Return the lines below that carry the word "with".

[START OF Information shown]

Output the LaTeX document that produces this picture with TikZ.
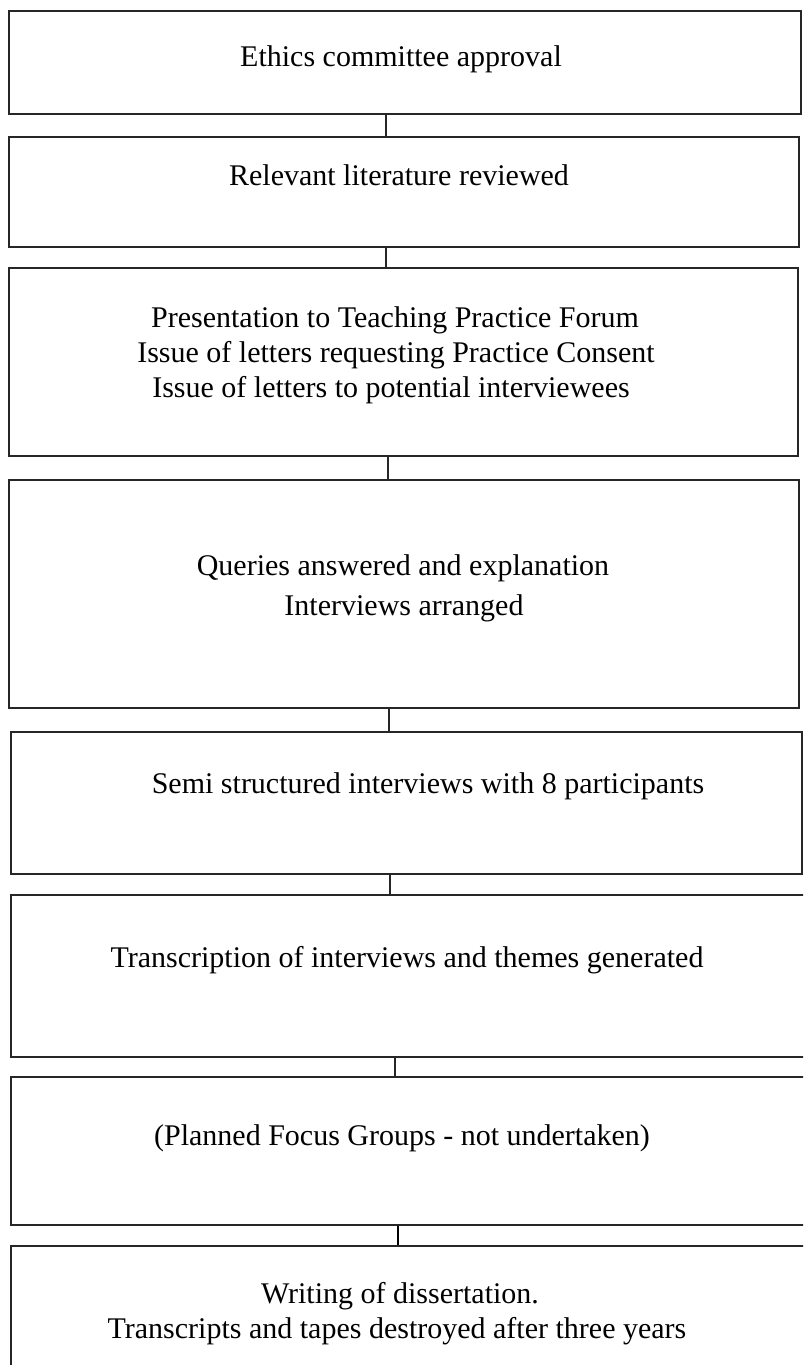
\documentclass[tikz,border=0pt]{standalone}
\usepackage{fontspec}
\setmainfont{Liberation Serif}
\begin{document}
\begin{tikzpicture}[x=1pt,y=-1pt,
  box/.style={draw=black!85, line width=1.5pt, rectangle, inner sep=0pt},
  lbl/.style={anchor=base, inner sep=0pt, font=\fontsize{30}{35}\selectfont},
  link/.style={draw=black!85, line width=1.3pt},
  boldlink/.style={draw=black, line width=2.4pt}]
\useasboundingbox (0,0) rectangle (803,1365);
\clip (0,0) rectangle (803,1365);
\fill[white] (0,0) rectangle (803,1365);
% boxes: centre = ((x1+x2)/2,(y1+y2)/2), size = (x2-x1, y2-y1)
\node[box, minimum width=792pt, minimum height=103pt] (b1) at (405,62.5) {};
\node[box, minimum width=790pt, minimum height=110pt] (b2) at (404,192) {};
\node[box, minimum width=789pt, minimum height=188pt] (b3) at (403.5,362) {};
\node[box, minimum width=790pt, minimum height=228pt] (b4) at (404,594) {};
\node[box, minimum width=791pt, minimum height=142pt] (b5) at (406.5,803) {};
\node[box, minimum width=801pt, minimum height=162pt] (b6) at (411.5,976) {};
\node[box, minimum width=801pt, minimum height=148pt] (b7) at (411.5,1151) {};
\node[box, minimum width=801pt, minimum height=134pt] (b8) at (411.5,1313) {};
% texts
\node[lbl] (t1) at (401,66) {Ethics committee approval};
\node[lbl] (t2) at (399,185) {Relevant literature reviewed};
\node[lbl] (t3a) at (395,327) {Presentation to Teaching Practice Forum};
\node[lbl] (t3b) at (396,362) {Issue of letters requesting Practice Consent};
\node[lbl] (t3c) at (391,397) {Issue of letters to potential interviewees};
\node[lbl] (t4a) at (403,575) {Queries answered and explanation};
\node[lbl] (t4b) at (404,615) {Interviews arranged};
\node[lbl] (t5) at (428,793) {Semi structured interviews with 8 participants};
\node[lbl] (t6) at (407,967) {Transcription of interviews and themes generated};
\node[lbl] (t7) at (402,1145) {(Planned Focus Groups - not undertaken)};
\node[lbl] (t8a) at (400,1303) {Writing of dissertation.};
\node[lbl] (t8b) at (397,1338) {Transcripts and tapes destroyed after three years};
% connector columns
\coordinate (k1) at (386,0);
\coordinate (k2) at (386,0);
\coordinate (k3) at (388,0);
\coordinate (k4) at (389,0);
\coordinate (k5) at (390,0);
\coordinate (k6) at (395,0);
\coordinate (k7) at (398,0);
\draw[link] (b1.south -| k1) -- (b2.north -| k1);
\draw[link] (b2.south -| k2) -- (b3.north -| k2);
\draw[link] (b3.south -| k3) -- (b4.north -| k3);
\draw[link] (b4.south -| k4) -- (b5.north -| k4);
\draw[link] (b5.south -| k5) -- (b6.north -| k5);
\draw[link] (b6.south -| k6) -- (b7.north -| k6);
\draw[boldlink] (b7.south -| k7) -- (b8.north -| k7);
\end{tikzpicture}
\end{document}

[END OF Information shown]

• [Final result]
Output the LaTeX document that produces this picture with TikZ.
\node[lbl] (t5) at (428,793) {Semi structured interviews with 8 participants};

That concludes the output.